Yordan Alvarez is only 26 years old, and he’s already becoming a legend of October. He has enjoyed four deep postseason runs in his career, for a total of 57 playoff games. He was the ALCS MVP in 2021 and a World Series champion the following year. The Astros have gone 36-21 (.632) in his appearances, a 102-win pace over a full season.
Since his first ALDS in 2019, Alvarez is slashing .286/.385/.542 with 12 home runs, 39 runs scored, and 40 RBI. That’s phenomenal. He’s basically hitting like Juan Soto in the most important games of the year.
Yet here’s the thing: Yordan Alvarez is better than Juan Soto. Or, at least, he has been so far in his career.
That’s because his regular season numbers are even more impressive than his postseason stats, as hard as that might be to believe.
Since his big league debut, Alvarez is slashing .295/.390/.588 in the regular season. That beats his postseason slash line in all three categories. What’s more, in the regular season, he has averaged 43 home runs per 162 games. In the playoffs, his average is a “mere” 34 per 162.
The gap between his postseason wRC+ (151) and his regular season wRC+ (166) is 15 points. Both numbers are terrific, but still, that’s a meaningful difference. It’s the gap between Bryce Harper and Ketel Marte. The gap between Marte and Ha-Seong Kim. The gap between Kim and Mauricio Dubón; between Dubón and David Peralta; between Peralta and Paul DeJong. You get the point.
Postseason Yordan is awesome. But talking about “postseason Yordan” as if he is some sort of mythical demigod is kind of missing the point. Alvarez isn’t incredible in the playoffs. He’s just unbelievable all the time, and that includes October. All this talk about his postseason mastery is actually doing a disservice to his regular season dominance.

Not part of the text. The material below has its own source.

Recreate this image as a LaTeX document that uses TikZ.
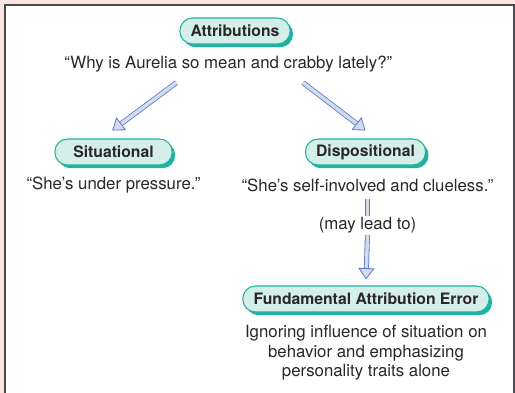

Lately, it has been a popular talking point on social media and postseason TV broadcasts to compare Alvarez with David Ortiz. That seems like high praise for Alvarez, another designated hitter in the early days of his career.
Ortiz is undoubtedly a playoff legend. He won three World Series titles, one World Series MVP, and one ALCS MVP throughout his Hall of Fame career.
Just looking at the postseason stats, it is both an apt comparison and a big compliment indeed:
At the same time, the comparison between Alvarez and Ortiz is missing a key piece of context. Ortiz had better career numbers during the playoffs than the regular season. That’s a big reason why his postseason performance was so special. His 140 wRC+ from April to September was still fantastic, but he turned things up a notch in October.
Alvarez, on the other hand? Well, we’ve already covered that. His postseason numbers are just the cherry on top of his regular season stat line.
In other words, comparing Alvarez to Ortiz is actually underselling the Astros slugger, as ridiculous as that sounds.
Through his age-26 campaign, Ortiz posted a 106 wRC+. His career-high in a single season was 175. Alvarez, meanwhile, has a 166 career wRC+, and his career-best is 185. He’ll have to keep this up if he wants to reach Ortiz’s counting stat totals, but he’s off to an excellent start.
Even during the very best stretches of his career, Ortiz was only matching what Alvarez has accomplished through his first five years in the majors. And that’s no knock on Ortiz. He’s in the Hall of Fame for a reason. But Alvarez is just that good.
Alvarez has been integral to his team’s postseason success over the past few years. He absolutely deserves credit and praise for his playoff performance. Still, the narrative about his postseason success makes it clear that his regular season dominance is flying under the radar. Somehow, Alvarez — a two-time All-Star, a Silver Slugger, and a former Rookie of the Year — is still underrated.
Perhaps it’s because the modern Astros are a baseball dynasty, and the story of the team is bigger than any one player. Perhaps it’s because Alvarez has spent his career in the shadows of Shohei Ohtani and Aaron Judge, a pair of MVPs. Whatever the explanation, there’s no reason Alvarez should also have to play second fiddle to his postseason self.
Alvarez has been great in the playoffs, but ultimately, that’s just covering up the real story: Whether it’s April or October, Yordan Alvarez is out of this world.